A friend of a friend started a mead over a year ago and never racked it once. We tried some the other day and it was terrible. The yeasty flavor was terrible but it was as clear as mead gets. The flavor from the yeast just soaked into it.

fatbloke
08-12-2014, 08:07 AM
I like that idea mannye, I might try that.

Fatbloke, honestly if i tried a wine that was cloudy and it tasted good to me i would buy it all day long. The visual aspect of drinking is very low on the list of things that matter to me.

A friend of a friend started a mead over a year ago and never racked it once. We tried some the other day and it was terrible. The yeasty flavor was terrible but it was as clear as mead gets. The flavor from the yeast just soaked into it.
Which is probably some autolysis off flavour or he just used a yeast that isn't recommended for "sur lie" aging.

Don't forget, even lees aging, it's been taken off the gross lees first. So if the one you friend made was still on the main sediment, that'd explain the off flavour.

It is, of course, fair to point out that clearing is, part aging and part cosmetic/marketing.....

Medsen Fey
08-12-2014, 08:24 AM
Most yeast add bitter and unpleasant flavors and meads will usually taste better with the yeast gone.

mead
08-12-2014, 11:02 AM
So basically the cloudiness adds yeasty flavors but there are rare exceptions which explains the cloudy mead i tried over the weekend that was delicious. But, i shouldn't expect all meads to do this.

Thanks guys. I'm glad i found this forum. You've all been very helpful so far.

mannye
08-12-2014, 11:04 AM
So basically the cloudiness adds yeasty flavors but there are rare exceptions which explains the cloudy mead i tried over the weekend that was delicious. But, i shouldn't expect all meads to do this.

Thanks guys. I'm glad i found this forum. You've all been very helpful so far.

Yes. But I'll bet that even that delicious cloudy mead will taste even better if clear.

mead
08-12-2014, 11:47 AM
Ha. I don't think it lasted long enough to find out. We were at a family function with probably over a hundred people. Me and my dad both brought some mead to share with everyone.

It's getting to the point now where people are asking where the mead is before they even say hello.... haha.

Chevette Girl
08-13-2014, 07:48 PM
The cloudy mead you tried was also new, so it hasn't had a chance for any off-flavours to develop (even with the yeasts that do not want to sit on the lees, it can take at least 4-6 weeks for autolysis to start). I've had some meads that tasted better at two weeks than they did at 6 months because they still had some sugar in them, but once they'd aged over a year they were better than at the 2-week mark.

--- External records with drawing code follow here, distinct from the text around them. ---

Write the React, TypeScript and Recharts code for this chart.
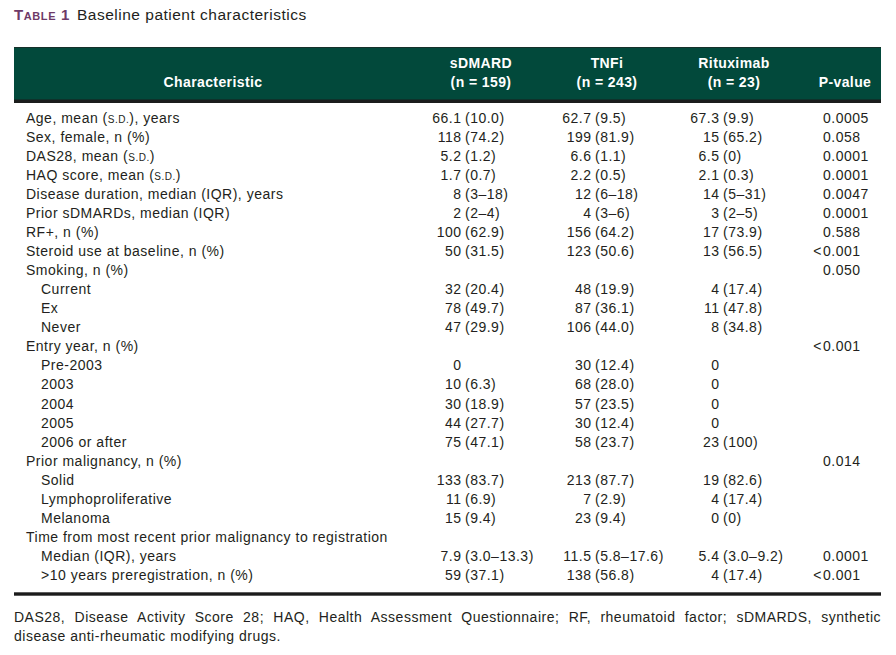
import { ScatterChart, Scatter, XAxis, YAxis, Customized } from "recharts";

// ---- table content ----
const ROW_LABELS = [
  "Age, mean (s.d.), years",
  "Sex, female, n (%)",
  "DAS28, mean (s.d.)",
  "HAQ score, mean (s.d.)",
  "Disease duration, median (IQR), years",
  "Prior sDMARDs, median (IQR)",
  "RF+, n (%)",
  "Steroid use at baseline, n (%)",
  "Smoking, n (%)",
  "Current",
  "Ex",
  "Never",
  "Entry year, n (%)",
  "Pre-2003",
  "2003",
  "2004",
  "2005",
  "2006 or after",
  "Prior malignancy, n (%)",
  "Solid",
  "Lymphoproliferative",
  "Melanoma",
  "Time from most recent prior malignancy to registration",
  "Median (IQR), years",
  ">10 years preregistration, n (%)",
];

// 1 = sub-item of the row group above
const ROW_LEVEL = [0, 0, 0, 0, 0, 0, 0, 0, 0, 1, 1, 1, 0, 1, 1, 1, 1, 1, 0, 1, 1, 1, 0, 1, 1];

const SDMARD = [
  "66.1 (10.0)", "118 (74.2)", "5.2 (1.2)", "1.7 (0.7)", "8 (3–18)", "2 (2–4)",
  "100 (62.9)", "50 (31.5)", "", "32 (20.4)", "78 (49.7)", "47 (29.9)", "",
  "0", "10 (6.3)", "30 (18.9)", "44 (27.7)", "75 (47.1)", "",
  "133 (83.7)", "11 (6.9)", "15 (9.4)", "", "7.9 (3.0–13.3)", "59 (37.1)",
];

const TNFI = [
  "62.7 (9.5)", "199 (81.9)", "6.6 (1.1)", "2.2 (0.5)", "12 (6–18)", "4 (3–6)",
  "156 (64.2)", "123 (50.6)", "", "48 (19.9)", "87 (36.1)", "106 (44.0)", "",
  "30 (12.4)", "68 (28.0)", "57 (23.5)", "30 (12.4)", "58 (23.7)", "",
  "213 (87.7)", "7 (2.9)", "23 (9.4)", "", "11.5 (5.8–17.6)", "138 (56.8)",
];

const RITUXIMAB = [
  "67.3 (9.9)", "15 (65.2)", "6.5 (0)", "2.1 (0.3)", "14 (5–31)", "3 (2–5)",
  "17 (73.9)", "13 (56.5)", "", "4 (17.4)", "11 (47.8)", "8 (34.8)", "",
  "0", "0", "0", "0", "23 (100)", "",
  "19 (82.6)", "4 (17.4)", "0 (0)", "", "5.4 (3.0–9.2)", "4 (17.4)",
];

const P_VALUES = [
  "0.0005", "0.058", "0.0001", "0.0001", "0.0047", "0.0001", "0.588", "<0.001",
  "0.050", "", "", "", "<0.001", "", "", "", "", "", "0.014", "", "", "", "",
  "0.0001", "<0.001",
];

const HEADER_TITLES = ["Characteristic", "sDMARD", "TNFi", "Rituximab", "P-value"];
const HEADER_COUNTS = ["", "(n = 159)", "(n = 243)", "(n = 23)", ""];

const TITLE_LABEL = "Table 1";
const TITLE_TEXT = "Baseline patient characteristics";
const FOOTNOTE_LINES = [
  "DAS28, Disease Activity Score 28; HAQ, Health Assessment Questionnaire; RF, rheumatoid factor; sDMARDS, synthetic",
  "disease anti-rheumatic modifying drugs.",
];

// ---- layout ----
const W = 896;
const H = 655;
const FONT = "'Liberation Sans', Arial, Helvetica, sans-serif";
const INK = "#231f20";
const GREEN = "#02493b";
const PURPLE = "#6e3a68";
const TRACK = 0.5; // the scan is a touch wider than plain Arial

const COL_X = { label: 26, sdmard: 465, tnfi: 595, ritux: 723, p: 823 };
const HEADER_X = [213, 481, 607, 734, 845];
const TABLE_LEFT = 14;
const TABLE_RIGHT = 881;

const toPoints = (texts: string[], x: number) =>
  texts
    .map((text, row) => ({ x, row, text, level: ROW_LEVEL[row] }))
    .filter((d) => d.text !== "");

const labelData = toPoints(ROW_LABELS, COL_X.label);
const sdmardData = toPoints(SDMARD, COL_X.sdmard);
const tnfiData = toPoints(TNFI, COL_X.tnfi);
const rituxData = toPoints(RITUXIMAB, COL_X.ritux);
const pData = toPoints(P_VALUES, COL_X.p);

const textStyle = { fontFamily: FONT, fontSize: 14, fill: INK, letterSpacing: TRACK };

function LabelCell(props: any) {
  const { cx, cy, payload } = props;
  const parts = String(payload.text).split(/(s\.d\.)/);
  return (
    <text x={cx + payload.level * 15} y={cy} dy="0.35em" textAnchor="start" style={textStyle}>
      {parts.map((p: string, i: number) =>
        p === "s.d." ? (
          <tspan key={i} fontSize={10}>
            S.D.
          </tspan>
        ) : (
          <tspan key={i}>{p}</tspan>
        )
      )}
    </text>
  );
}

function ValueCell(props: any) {
  const { cx, cy, payload } = props;
  const t: string = payload.text;
  const i = t.indexOf(" (");
  const head = i >= 0 ? t.slice(0, i) : t;
  const tail = i >= 0 ? t.slice(i + 1) : "";
  return (
    <g>
      <text x={cx - 3.5} y={cy} dy="0.35em" textAnchor="end" style={textStyle}>
        {head}
      </text>
      {tail && (
        <text x={cx} y={cy} dy="0.35em" textAnchor="start" style={textStyle}>
          {tail}
        </text>
      )}
    </g>
  );
}

function PCell(props: any) {
  const { cx, cy, payload } = props;
  const t: string = payload.text;
  const lt = t.startsWith("<");
  return (
    <g>
      {lt && (
        <text x={cx - 1} y={cy} dy="0.35em" textAnchor="end" style={textStyle}>
          {"<"}
        </text>
      )}
      <text x={cx} y={cy} dy="0.35em" textAnchor="start" style={textStyle}>
        {lt ? t.slice(1) : t}
      </text>
    </g>
  );
}

function Frame() {
  const head = {
    fontFamily: FONT,
    fontSize: 14,
    fontWeight: 700,
    fill: "#ffffff",
    letterSpacing: 0.4,
  };
  return (
    <g>
      <text
        x={TABLE_LEFT}
        y={20}
        style={{ fontFamily: FONT, fill: PURPLE, fontWeight: 700, letterSpacing: 0.6 }}
      >
        <tspan fontSize={15}>{TITLE_LABEL[0]}</tspan>
        <tspan fontSize={11}>{TITLE_LABEL.slice(1, 5).toUpperCase()}</tspan>
        <tspan fontSize={15}>{TITLE_LABEL.slice(5)}</tspan>
      </text>
      <text x={77} y={20} style={{ fontFamily: FONT, fontSize: 15.5, fill: INK, letterSpacing: 0.5 }}>
        {TITLE_TEXT}
      </text>

      <rect x={TABLE_LEFT} y={47} width={TABLE_RIGHT - TABLE_LEFT} height={56} fill={GREEN} />
      <rect x={TABLE_LEFT} y={47} width={TABLE_RIGHT - TABLE_LEFT} height={1} fill="#16302a" />
      <rect x={TABLE_LEFT} y={99.5} width={TABLE_RIGHT - TABLE_LEFT} height={3.5} fill="#1b1d1c" />
      {HEADER_TITLES.map((t, i) =>
        HEADER_COUNTS[i] ? (
          <g key={t}>
            <text x={HEADER_X[i]} y={68} textAnchor="middle" style={head}>
              {t}
            </text>
            <text x={HEADER_X[i]} y={87} textAnchor="middle" style={head}>
              {HEADER_COUNTS[i]}
            </text>
          </g>
        ) : (
          <text key={t} x={HEADER_X[i]} y={87} textAnchor="middle" style={head}>
            {t}
          </text>
        )
      )}

      <rect x={TABLE_LEFT} y={592.3} width={TABLE_RIGHT - TABLE_LEFT} height={3.4} fill="#1b1b1b" />
    </g>
  );
}

export default function App() {
  return (
    <div style={{ position: "absolute", left: 0, top: 0, width: W, height: H, background: "#fff" }}>
      <ScatterChart width={W} height={H} margin={{ top: 118, right: 0, bottom: 80, left: 0 }}>
        <XAxis type="number" dataKey="x" domain={[0, W]} hide />
        <YAxis type="number" dataKey="row" domain={[0, 24]} reversed hide />
        <Customized component={Frame} />
        <Scatter data={labelData} shape={LabelCell} isAnimationActive={false} />
        <Scatter data={sdmardData} shape={ValueCell} isAnimationActive={false} />
        <Scatter data={tnfiData} shape={ValueCell} isAnimationActive={false} />
        <Scatter data={rituxData} shape={ValueCell} isAnimationActive={false} />
        <Scatter data={pData} shape={PCell} isAnimationActive={false} />
      </ScatterChart>
      <div
        style={{
          position: "absolute",
          left: TABLE_LEFT,
          top: 608,
          width: TABLE_RIGHT - TABLE_LEFT,
          fontFamily: FONT,
          fontSize: 14,
          lineHeight: "19px",
          letterSpacing: TRACK,
          color: INK,
        }}
      >
        {FOOTNOTE_LINES.map((line, i) => (
          <div
            key={i}
            style={{
              whiteSpace: "nowrap",
              textAlign: i < FOOTNOTE_LINES.length - 1 ? "justify" : "left",
              textAlignLast: i < FOOTNOTE_LINES.length - 1 ? "justify" : "auto",
            }}
          >
            {line}
          </div>
        ))}
      </div>
    </div>
  );
}
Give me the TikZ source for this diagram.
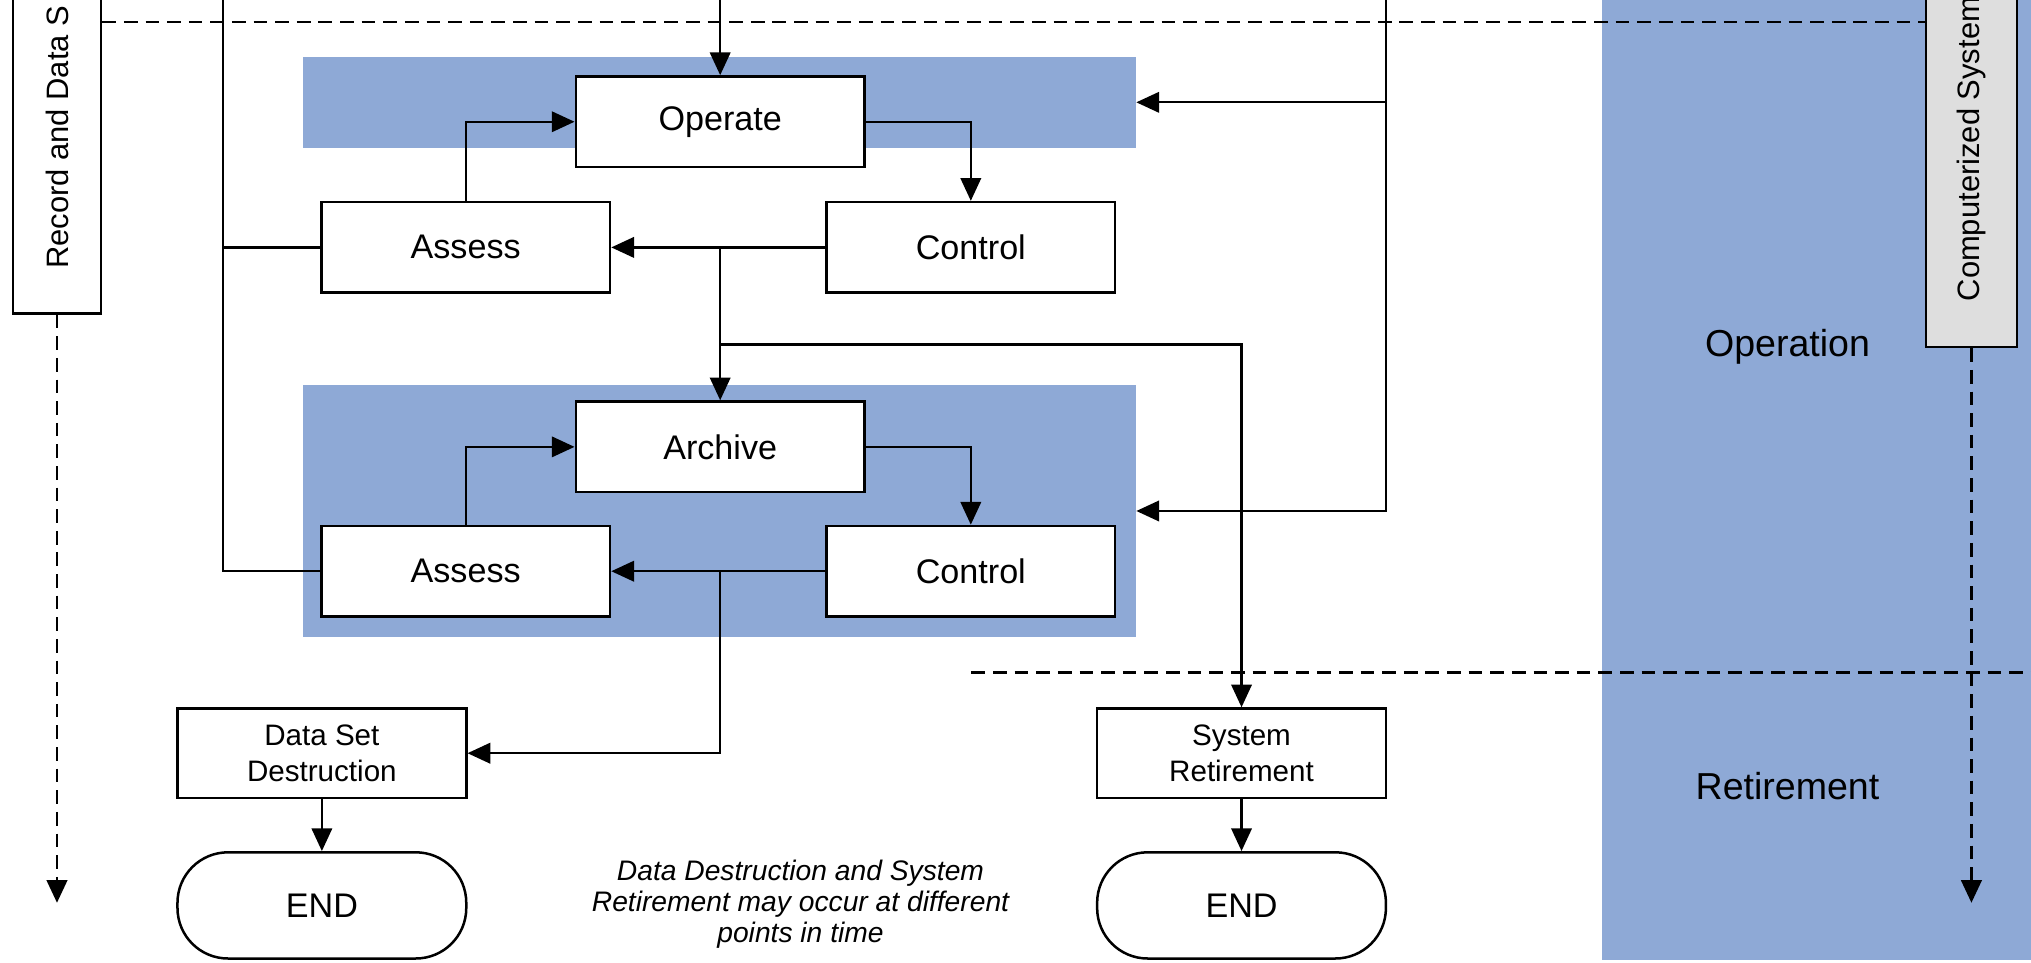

Generally, once it's done fermenting, it's less active so a lot of stuff will settle out (gross lees) and unless you have a good reason to leave it where it is (the exception being a JAO, as bread yeast seems to do just fine for aging), it's best to rack it off into another carboy pretty soon after it stops so it can finish whatever little bit of fermentation's left, start aging, and clear the rest of the way.

That said, I've had a few that've sat on their lees for a bit longer than they should have that were fine, and a few more that were racked and then sat around and didn't clear after a year or more and are fine. At that point, it's aesthetic, but the reason I wouldn't likely buy a cloudy wine/mead unless I'd tasted it first is because of the possibilities 1) they bottled it before it was ready and if they were that careless as to bottle cloudy mead, would they have stabilized it or made sure the SG was stable enough that it's not going to be a bottle bomb? or 2) it's had all this time to develop off-flavours because it wasn't clarified or racked off the lees.